[A block of data]
┄┄┄┄┄┄
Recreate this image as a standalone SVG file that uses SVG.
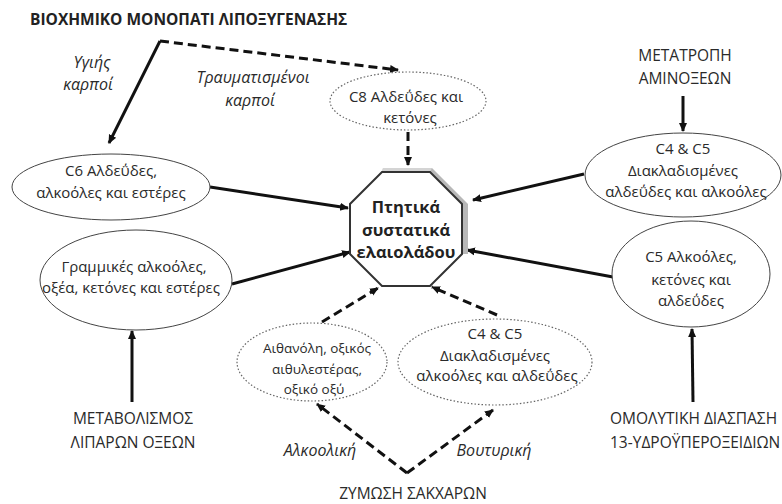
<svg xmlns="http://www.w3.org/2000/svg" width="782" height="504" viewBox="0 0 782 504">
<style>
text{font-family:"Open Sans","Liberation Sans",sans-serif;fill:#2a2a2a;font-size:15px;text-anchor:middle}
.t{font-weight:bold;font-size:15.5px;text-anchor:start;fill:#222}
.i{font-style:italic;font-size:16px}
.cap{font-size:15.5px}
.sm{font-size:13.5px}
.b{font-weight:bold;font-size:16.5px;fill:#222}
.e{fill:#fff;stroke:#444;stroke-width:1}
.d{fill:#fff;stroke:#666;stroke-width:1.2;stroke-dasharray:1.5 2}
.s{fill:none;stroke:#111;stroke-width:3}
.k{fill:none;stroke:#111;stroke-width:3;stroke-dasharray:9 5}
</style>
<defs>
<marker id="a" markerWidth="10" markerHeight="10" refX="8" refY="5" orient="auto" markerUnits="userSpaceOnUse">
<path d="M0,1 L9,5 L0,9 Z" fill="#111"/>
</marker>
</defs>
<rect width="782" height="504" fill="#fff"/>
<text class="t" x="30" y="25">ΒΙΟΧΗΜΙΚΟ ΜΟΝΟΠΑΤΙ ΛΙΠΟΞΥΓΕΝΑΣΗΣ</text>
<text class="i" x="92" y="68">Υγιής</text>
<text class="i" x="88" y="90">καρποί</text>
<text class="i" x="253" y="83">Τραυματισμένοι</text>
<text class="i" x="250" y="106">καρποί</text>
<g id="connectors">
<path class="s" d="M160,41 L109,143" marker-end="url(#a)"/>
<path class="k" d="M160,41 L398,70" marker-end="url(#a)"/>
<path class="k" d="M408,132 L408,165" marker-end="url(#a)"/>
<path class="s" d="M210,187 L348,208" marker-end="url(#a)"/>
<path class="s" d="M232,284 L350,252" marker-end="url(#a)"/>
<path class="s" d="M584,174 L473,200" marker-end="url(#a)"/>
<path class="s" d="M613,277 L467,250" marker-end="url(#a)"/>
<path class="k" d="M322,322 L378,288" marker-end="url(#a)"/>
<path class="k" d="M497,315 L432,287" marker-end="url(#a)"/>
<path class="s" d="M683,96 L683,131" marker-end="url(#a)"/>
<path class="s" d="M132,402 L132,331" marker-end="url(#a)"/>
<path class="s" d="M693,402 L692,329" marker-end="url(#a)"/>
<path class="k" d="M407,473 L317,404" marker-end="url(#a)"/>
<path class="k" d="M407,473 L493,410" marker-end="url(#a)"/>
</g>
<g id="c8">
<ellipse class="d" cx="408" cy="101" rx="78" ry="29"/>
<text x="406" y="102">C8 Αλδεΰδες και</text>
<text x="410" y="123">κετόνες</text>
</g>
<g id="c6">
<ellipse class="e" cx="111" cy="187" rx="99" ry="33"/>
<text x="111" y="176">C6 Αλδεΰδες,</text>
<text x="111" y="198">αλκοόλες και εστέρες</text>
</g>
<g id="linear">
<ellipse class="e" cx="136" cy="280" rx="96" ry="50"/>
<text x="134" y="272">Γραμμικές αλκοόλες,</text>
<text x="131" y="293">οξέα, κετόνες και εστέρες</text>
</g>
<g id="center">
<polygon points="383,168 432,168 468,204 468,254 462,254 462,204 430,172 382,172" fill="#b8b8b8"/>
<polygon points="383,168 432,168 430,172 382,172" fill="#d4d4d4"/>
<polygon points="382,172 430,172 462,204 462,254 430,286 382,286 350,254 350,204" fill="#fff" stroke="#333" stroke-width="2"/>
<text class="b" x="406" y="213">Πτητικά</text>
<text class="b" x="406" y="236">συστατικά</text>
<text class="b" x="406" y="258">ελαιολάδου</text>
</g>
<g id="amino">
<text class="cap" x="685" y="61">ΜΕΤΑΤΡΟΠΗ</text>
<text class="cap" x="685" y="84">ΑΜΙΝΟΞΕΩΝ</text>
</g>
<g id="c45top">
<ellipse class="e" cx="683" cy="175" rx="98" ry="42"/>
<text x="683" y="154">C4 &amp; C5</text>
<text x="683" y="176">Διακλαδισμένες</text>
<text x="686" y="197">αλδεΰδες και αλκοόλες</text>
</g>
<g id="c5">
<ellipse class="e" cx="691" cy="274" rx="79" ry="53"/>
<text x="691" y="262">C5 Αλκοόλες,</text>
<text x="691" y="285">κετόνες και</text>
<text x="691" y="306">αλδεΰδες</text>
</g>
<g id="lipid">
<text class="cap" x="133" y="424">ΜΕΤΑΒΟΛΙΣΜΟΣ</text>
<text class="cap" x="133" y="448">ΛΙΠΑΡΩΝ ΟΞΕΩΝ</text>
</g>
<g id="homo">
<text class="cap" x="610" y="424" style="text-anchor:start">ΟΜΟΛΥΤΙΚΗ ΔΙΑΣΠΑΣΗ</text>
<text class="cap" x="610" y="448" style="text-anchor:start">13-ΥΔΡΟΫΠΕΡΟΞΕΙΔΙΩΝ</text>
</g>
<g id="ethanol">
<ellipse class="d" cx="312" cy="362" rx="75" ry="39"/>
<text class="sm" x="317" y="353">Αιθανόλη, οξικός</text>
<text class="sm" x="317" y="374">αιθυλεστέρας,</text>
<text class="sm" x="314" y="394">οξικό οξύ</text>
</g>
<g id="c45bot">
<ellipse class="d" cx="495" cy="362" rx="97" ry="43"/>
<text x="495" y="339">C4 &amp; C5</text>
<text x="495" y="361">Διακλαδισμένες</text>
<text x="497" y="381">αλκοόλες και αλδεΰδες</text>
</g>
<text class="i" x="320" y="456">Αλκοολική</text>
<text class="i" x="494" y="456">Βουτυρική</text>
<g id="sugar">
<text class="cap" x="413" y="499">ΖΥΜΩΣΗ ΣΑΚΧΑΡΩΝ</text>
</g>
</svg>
┄┄┄┄┄┄
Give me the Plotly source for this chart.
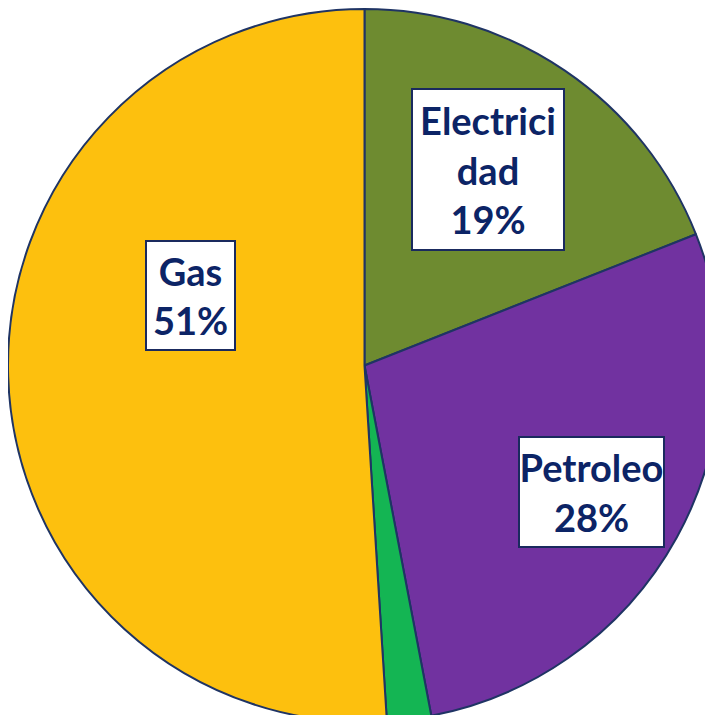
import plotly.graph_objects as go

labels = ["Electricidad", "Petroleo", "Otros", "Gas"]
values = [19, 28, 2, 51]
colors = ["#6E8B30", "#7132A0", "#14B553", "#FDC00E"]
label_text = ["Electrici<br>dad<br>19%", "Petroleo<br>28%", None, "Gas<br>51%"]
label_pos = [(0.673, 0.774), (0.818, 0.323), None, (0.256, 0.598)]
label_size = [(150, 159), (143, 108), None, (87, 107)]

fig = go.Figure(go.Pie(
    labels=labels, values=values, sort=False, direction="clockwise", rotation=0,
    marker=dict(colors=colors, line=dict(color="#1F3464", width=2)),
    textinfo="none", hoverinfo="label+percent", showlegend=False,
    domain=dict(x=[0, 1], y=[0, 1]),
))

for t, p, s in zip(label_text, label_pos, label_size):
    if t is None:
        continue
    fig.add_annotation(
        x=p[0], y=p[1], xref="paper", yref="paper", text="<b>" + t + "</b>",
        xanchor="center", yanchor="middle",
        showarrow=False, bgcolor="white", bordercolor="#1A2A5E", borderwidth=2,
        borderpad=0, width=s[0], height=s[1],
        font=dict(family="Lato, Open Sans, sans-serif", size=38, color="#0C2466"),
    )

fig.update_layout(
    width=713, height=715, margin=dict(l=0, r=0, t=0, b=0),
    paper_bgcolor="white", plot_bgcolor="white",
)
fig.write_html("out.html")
┄┄┄┄┄┄
• CHALLENGE
Any pictures should be left out. Reproduce every line from the one holding "Give me the Plotly source for this chart." down to the one holding "import plotly.graph_objects as go", both of those lines included.

• THE OUTPUT
Give me the Plotly source for this chart.
import plotly.graph_objects as go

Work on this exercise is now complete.